Restate the whole of the material. Keep every word, and drop the pictures.
= = =
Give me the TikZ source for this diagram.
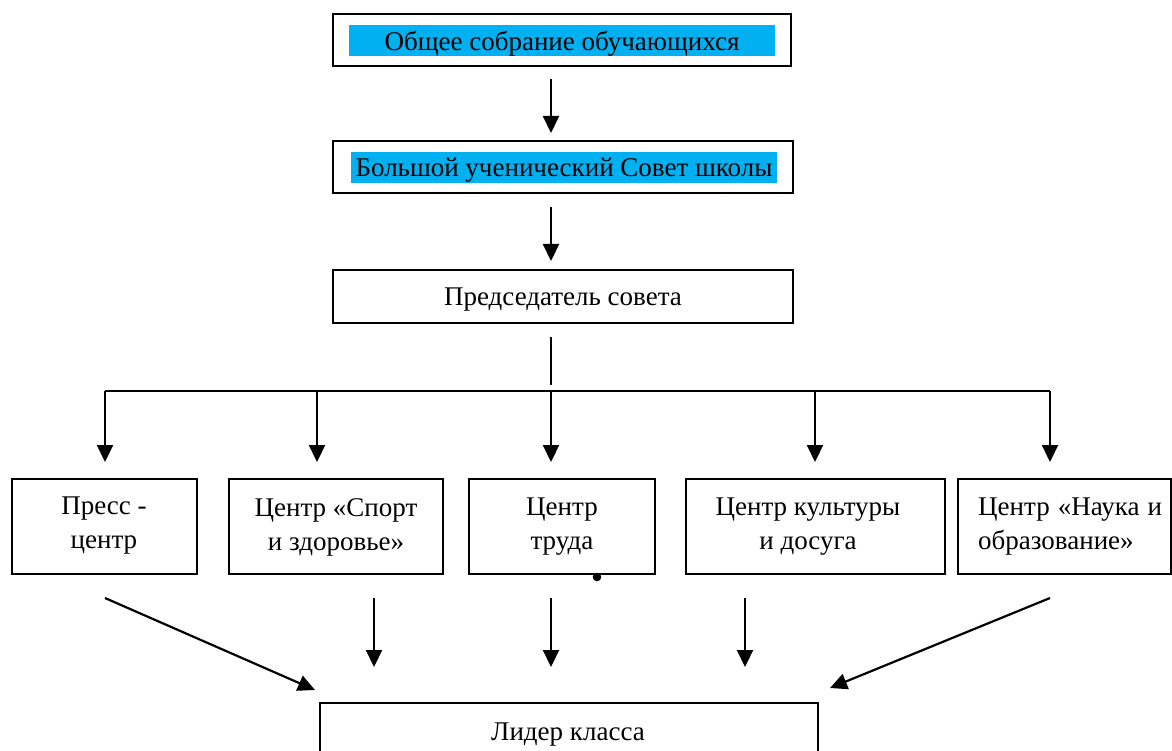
\documentclass[tikz,border=0pt]{standalone}
\usepackage{fontspec}
\setmainfont{Liberation Serif}
\usetikzlibrary{arrows.meta}
\definecolor{hlcyan}{HTML}{00B0F0}
\begin{document}
\begin{tikzpicture}[x=1pt,y=-1pt,
  font=\fontsize{27}{34}\selectfont,
  box/.style={draw,line width=2pt,inner sep=0pt},
  hl/.style={fill=hlcyan,inner sep=0pt,minimum width=426pt,minimum height=31pt},
  txt/.style={inner sep=0pt,align=center},
  arr/.style={line width=2.2pt,-{Triangle[length=17pt,width=16pt]}},
  ln/.style={line width=2.2pt}]
\useasboundingbox (0,0) rectangle (1172,751);
\clip (0,0) rectangle (1172,751);

% top boxes
\node[box,minimum width=458pt,minimum height=52pt] (b1) at (562,40) {};
\node[hl] (h1) at (562,40.5) {};
\node[txt] (th1) at (562,43.5) {Общее собрание обучающихся};
\node[box,minimum width=460pt,minimum height=52pt] (b2) at (563,167) {};
\node[hl] (h2) at (564,167.5) {};
\node[txt] (th2) at (564,170.5) {Большой ученический Совет школы};
\node[box,minimum width=460pt,minimum height=53pt] (b3) at (563,296.5) {};
\node[txt] (th3) at (563,300) {Председатель совета};

% bottom row boxes
\node[box,minimum width=185pt,minimum height=95pt] (c1) at (104.5,526.5) {};
\node[box,minimum width=214pt,minimum height=95pt] (c2) at (336,526.5) {};
\node[box,minimum width=186pt,minimum height=95pt] (c3) at (562,526.5) {};
\node[box,minimum width=259pt,minimum height=95pt] (c4) at (815.5,526.5) {};
\node[box,minimum width=213pt,minimum height=95pt] (c5) at (1064.5,526.5) {};

\node[txt] (t1) at (104,526) {Пресс -\\центр};
\node[txt] (t2) at (336,527) {Центр «Спорт\\и здоровье»};
\node[txt] (t3) at (562,527) {Центр\\труда};
\node[txt] (t4) at (808,527) {Центр культуры\\и досуга};
\node[txt,align=left,anchor=west] (t5) at (978,527) {\makebox[184pt][s]{Центр «Наука и}\\образование»};

\node[box,minimum width=498pt,minimum height=60pt] (ld) at (569,733) {};
\node[txt] (tl) at (568,735) {Лидер класса};

% stray dot
\fill (597,577) circle (4.3pt);

% coordinates
\coordinate (p1) at (551,79);  \coordinate (q1) at (551,133);
\coordinate (p2) at (551,207); \coordinate (q2) at (551,261);
\coordinate (p3) at (551,337); \coordinate (q3) at (551,385);
\coordinate (hL) at (105,391); \coordinate (hR) at (1050,391);
\foreach \x/\n in {105/1,317/2,551/3,815/4,1050/5}{
  \coordinate (s\n) at (\x,391);
  \coordinate (e\n) at (\x,462);
}
\coordinate (u1) at (105,598);  \coordinate (v1) at (315,690);
\coordinate (u2) at (374,598);  \coordinate (v2) at (374,667);
\coordinate (u3) at (551,598);  \coordinate (v3) at (551,667);
\coordinate (u4) at (745,598);  \coordinate (v4) at (745,667);
\coordinate (u5) at (1050,598); \coordinate (v5) at (830,688);

\draw[arr] (p1) -- (q1);
\draw[arr] (p2) -- (q2);
\draw[ln] (p3) -- (q3);
\draw[ln] (hL) -- (hR);
\foreach \n in {1,...,5}{\draw[arr] (s\n) -- (e\n);}
\foreach \n in {1,...,5}{\draw[arr] (u\n) -- (v\n);}
\end{tikzpicture}
\end{document}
= = =
Exercise response:
Give me the TikZ source for this diagram.
\documentclass[tikz,border=0pt]{standalone}
\usepackage{fontspec}
\setmainfont{Liberation Serif}
\usetikzlibrary{arrows.meta}
\definecolor{hlcyan}{HTML}{00B0F0}
\begin{document}
\begin{tikzpicture}[x=1pt,y=-1pt,
  font=\fontsize{27}{34}\selectfont,
  box/.style={draw,line width=2pt,inner sep=0pt},
  hl/.style={fill=hlcyan,inner sep=0pt,minimum width=426pt,minimum height=31pt},
  txt/.style={inner sep=0pt,align=center},
  arr/.style={line width=2.2pt,-{Triangle[length=17pt,width=16pt]}},
  ln/.style={line width=2.2pt}]
\useasboundingbox (0,0) rectangle (1172,751);
\clip (0,0) rectangle (1172,751);

% top boxes
\node[box,minimum width=458pt,minimum height=52pt] (b1) at (562,40) {};
\node[hl] (h1) at (562,40.5) {};
\node[txt] (th1) at (562,43.5) {Общее собрание обучающихся};
\node[box,minimum width=460pt,minimum height=52pt] (b2) at (563,167) {};
\node[hl] (h2) at (564,167.5) {};
\node[txt] (th2) at (564,170.5) {Большой ученический Совет школы};
\node[box,minimum width=460pt,minimum height=53pt] (b3) at (563,296.5) {};
\node[txt] (th3) at (563,300) {Председатель совета};

% bottom row boxes
\node[box,minimum width=185pt,minimum height=95pt] (c1) at (104.5,526.5) {};
\node[box,minimum width=214pt,minimum height=95pt] (c2) at (336,526.5) {};
\node[box,minimum width=186pt,minimum height=95pt] (c3) at (562,526.5) {};
\node[box,minimum width=259pt,minimum height=95pt] (c4) at (815.5,526.5) {};
\node[box,minimum width=213pt,minimum height=95pt] (c5) at (1064.5,526.5) {};

\node[txt] (t1) at (104,526) {Пресс -\\центр};
\node[txt] (t2) at (336,527) {Центр «Спорт\\и здоровье»};
\node[txt] (t3) at (562,527) {Центр\\труда};
\node[txt] (t4) at (808,527) {Центр культуры\\и досуга};
\node[txt,align=left,anchor=west] (t5) at (978,527) {\makebox[184pt][s]{Центр «Наука и}\\образование»};

\node[box,minimum width=498pt,minimum height=60pt] (ld) at (569,733) {};
\node[txt] (tl) at (568,735) {Лидер класса};

% stray dot
\fill (597,577) circle (4.3pt);

% coordinates
\coordinate (p1) at (551,79);  \coordinate (q1) at (551,133);
\coordinate (p2) at (551,207); \coordinate (q2) at (551,261);
\coordinate (p3) at (551,337); \coordinate (q3) at (551,385);
\coordinate (hL) at (105,391); \coordinate (hR) at (1050,391);
\foreach \x/\n in {105/1,317/2,551/3,815/4,1050/5}{
  \coordinate (s\n) at (\x,391);
  \coordinate (e\n) at (\x,462);
}
\coordinate (u1) at (105,598);  \coordinate (v1) at (315,690);
\coordinate (u2) at (374,598);  \coordinate (v2) at (374,667);
\coordinate (u3) at (551,598);  \coordinate (v3) at (551,667);
\coordinate (u4) at (745,598);  \coordinate (v4) at (745,667);
\coordinate (u5) at (1050,598); \coordinate (v5) at (830,688);

\draw[arr] (p1) -- (q1);
\draw[arr] (p2) -- (q2);
\draw[ln] (p3) -- (q3);
\draw[ln] (hL) -- (hR);
\foreach \n in {1,...,5}{\draw[arr] (s\n) -- (e\n);}
\foreach \n in {1,...,5}{\draw[arr] (u\n) -- (v\n);}
\end{tikzpicture}
\end{document}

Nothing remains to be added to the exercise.